-- ENTRIES SUPPLIED --
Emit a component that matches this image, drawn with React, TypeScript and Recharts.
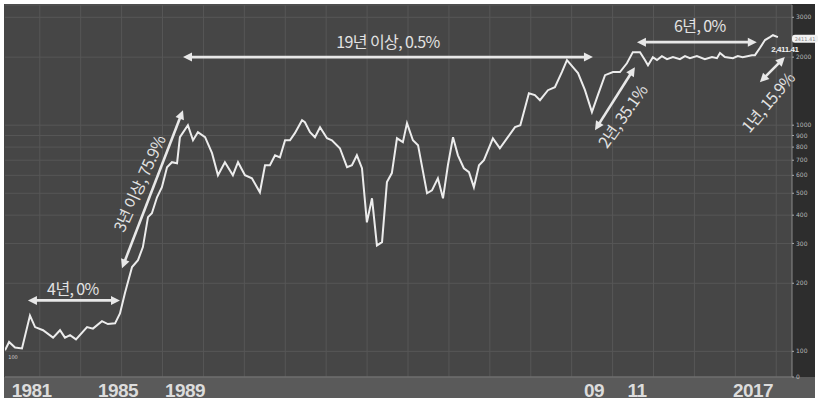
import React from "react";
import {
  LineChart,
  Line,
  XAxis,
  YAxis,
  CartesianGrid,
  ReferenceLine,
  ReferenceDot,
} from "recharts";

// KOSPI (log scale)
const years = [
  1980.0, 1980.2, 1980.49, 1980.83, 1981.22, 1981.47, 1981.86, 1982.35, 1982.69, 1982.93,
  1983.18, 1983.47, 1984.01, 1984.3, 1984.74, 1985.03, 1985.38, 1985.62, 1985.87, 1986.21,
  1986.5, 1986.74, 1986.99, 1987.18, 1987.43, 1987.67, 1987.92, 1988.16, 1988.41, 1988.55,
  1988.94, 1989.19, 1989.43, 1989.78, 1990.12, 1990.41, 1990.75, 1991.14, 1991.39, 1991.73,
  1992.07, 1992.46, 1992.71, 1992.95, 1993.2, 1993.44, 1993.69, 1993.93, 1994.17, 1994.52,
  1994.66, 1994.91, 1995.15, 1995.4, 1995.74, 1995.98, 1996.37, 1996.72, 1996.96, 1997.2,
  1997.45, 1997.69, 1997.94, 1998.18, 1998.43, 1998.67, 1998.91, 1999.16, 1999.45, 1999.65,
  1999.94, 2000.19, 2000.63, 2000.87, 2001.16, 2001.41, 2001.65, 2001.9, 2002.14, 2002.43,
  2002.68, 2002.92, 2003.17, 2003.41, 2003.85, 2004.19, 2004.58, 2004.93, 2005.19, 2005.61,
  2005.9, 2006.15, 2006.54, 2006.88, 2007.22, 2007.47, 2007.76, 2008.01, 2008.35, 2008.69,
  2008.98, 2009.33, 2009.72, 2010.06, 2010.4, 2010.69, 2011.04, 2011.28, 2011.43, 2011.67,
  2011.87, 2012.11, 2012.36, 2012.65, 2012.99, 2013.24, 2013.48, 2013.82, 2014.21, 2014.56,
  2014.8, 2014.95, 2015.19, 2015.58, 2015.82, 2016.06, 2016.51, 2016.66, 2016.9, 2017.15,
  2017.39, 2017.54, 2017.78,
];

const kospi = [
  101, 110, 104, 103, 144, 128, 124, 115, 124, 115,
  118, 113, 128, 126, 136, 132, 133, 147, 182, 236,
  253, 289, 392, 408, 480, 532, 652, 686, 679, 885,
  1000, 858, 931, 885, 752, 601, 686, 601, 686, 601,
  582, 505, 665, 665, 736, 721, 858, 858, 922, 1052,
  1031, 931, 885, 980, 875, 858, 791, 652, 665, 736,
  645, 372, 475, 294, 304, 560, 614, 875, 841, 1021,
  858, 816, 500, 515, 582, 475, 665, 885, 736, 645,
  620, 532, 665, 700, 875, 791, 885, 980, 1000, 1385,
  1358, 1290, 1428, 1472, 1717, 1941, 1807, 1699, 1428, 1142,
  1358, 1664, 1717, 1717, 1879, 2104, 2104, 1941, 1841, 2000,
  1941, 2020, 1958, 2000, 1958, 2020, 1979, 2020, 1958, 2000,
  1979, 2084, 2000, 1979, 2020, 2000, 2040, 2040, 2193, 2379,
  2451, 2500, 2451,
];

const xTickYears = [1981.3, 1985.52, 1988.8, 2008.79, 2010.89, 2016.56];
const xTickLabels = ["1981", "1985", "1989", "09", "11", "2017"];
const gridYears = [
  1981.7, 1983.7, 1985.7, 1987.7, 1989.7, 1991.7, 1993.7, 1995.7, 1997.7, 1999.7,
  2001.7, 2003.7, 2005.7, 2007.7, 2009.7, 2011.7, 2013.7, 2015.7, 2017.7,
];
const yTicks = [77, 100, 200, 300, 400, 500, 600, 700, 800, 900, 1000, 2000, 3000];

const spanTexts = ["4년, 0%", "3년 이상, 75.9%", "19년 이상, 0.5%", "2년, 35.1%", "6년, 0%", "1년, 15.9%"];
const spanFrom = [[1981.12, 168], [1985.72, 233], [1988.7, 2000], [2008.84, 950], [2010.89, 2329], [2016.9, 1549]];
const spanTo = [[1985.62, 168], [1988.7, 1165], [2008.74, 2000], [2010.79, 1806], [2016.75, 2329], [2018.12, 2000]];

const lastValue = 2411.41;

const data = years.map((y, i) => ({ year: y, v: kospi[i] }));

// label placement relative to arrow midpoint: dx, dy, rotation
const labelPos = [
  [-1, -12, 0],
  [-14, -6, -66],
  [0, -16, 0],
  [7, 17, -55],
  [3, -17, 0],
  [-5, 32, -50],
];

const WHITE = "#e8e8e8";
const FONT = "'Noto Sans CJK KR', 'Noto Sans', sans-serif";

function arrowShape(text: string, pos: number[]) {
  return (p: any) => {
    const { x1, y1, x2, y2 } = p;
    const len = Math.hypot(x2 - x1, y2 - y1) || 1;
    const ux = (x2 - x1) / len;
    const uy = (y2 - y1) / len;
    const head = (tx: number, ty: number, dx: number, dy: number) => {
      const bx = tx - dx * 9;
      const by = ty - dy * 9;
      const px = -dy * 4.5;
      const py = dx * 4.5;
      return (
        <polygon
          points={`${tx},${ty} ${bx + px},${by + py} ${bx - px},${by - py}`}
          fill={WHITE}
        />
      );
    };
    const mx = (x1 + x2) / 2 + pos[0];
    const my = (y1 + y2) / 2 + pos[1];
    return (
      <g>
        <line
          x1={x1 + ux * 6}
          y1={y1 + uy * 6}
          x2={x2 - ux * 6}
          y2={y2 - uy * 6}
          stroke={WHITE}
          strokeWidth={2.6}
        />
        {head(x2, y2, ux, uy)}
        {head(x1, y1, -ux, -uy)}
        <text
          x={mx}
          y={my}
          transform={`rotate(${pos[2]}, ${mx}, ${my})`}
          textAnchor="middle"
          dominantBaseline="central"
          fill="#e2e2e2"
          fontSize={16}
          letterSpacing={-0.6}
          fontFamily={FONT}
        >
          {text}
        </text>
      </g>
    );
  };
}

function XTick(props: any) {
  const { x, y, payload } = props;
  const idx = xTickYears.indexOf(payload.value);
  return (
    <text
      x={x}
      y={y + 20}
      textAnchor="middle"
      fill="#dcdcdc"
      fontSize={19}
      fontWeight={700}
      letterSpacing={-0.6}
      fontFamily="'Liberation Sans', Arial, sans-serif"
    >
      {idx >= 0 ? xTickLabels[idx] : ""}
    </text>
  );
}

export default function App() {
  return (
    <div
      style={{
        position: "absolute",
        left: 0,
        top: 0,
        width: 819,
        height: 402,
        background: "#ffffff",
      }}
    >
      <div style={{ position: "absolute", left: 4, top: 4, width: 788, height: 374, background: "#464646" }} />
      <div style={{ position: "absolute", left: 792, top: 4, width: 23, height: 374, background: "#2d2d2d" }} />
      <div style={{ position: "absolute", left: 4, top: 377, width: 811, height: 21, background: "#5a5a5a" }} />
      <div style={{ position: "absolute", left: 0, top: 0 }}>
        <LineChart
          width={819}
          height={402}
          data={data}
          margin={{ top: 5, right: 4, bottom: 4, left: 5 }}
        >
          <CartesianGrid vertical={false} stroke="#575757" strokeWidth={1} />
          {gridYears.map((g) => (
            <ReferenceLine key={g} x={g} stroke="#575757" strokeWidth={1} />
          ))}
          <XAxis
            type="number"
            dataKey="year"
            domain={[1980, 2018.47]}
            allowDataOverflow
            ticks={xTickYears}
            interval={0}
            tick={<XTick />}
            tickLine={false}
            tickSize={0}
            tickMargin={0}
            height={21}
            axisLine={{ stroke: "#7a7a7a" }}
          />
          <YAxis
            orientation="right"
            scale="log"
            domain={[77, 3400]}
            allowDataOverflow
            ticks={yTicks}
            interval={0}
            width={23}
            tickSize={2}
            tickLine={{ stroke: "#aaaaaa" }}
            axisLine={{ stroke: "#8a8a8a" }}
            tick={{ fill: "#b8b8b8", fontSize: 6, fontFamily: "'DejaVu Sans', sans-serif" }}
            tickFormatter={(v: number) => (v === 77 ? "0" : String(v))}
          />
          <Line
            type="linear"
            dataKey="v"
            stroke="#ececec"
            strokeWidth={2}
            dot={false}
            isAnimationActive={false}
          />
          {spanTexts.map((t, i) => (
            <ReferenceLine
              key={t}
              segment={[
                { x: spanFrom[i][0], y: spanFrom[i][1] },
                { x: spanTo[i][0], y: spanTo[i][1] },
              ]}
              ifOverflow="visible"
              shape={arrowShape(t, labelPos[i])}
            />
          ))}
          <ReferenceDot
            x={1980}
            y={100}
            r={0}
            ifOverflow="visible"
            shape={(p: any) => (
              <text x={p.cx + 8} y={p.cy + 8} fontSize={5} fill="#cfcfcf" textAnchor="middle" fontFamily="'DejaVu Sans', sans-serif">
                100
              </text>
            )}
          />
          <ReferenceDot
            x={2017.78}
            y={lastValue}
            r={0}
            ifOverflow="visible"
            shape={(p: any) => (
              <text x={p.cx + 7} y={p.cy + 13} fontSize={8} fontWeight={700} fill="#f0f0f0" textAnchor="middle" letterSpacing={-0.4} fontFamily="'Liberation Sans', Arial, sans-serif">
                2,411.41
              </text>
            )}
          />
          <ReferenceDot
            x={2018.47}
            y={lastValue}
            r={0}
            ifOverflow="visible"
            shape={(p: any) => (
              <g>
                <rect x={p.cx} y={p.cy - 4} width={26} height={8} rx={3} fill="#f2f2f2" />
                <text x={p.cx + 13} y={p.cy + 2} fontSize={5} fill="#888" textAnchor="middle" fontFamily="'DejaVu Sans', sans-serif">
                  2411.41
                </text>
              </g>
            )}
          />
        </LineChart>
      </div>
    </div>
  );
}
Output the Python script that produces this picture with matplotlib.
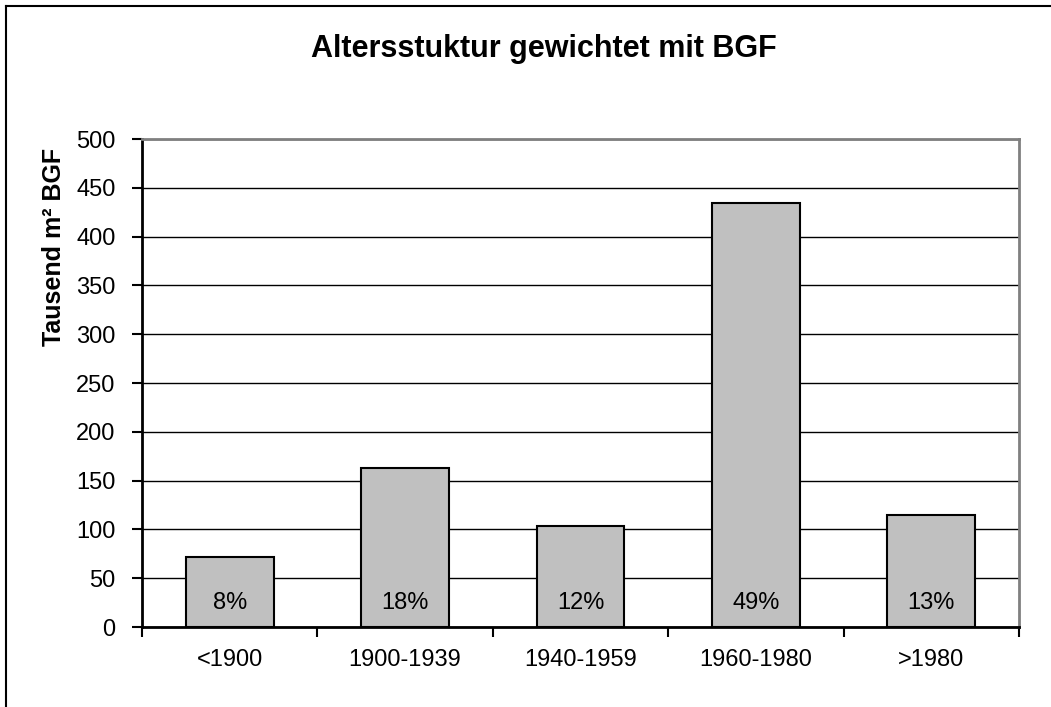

-- WHAT YOU ARE ASKED TO DO --
Using the listing above, show each line holding the string "this".

-- IN RESPONSE --
Emit a component that matches this image, drawn with React, TypeScript and Recharts.
Output the Python script that produces this picture with matplotlib.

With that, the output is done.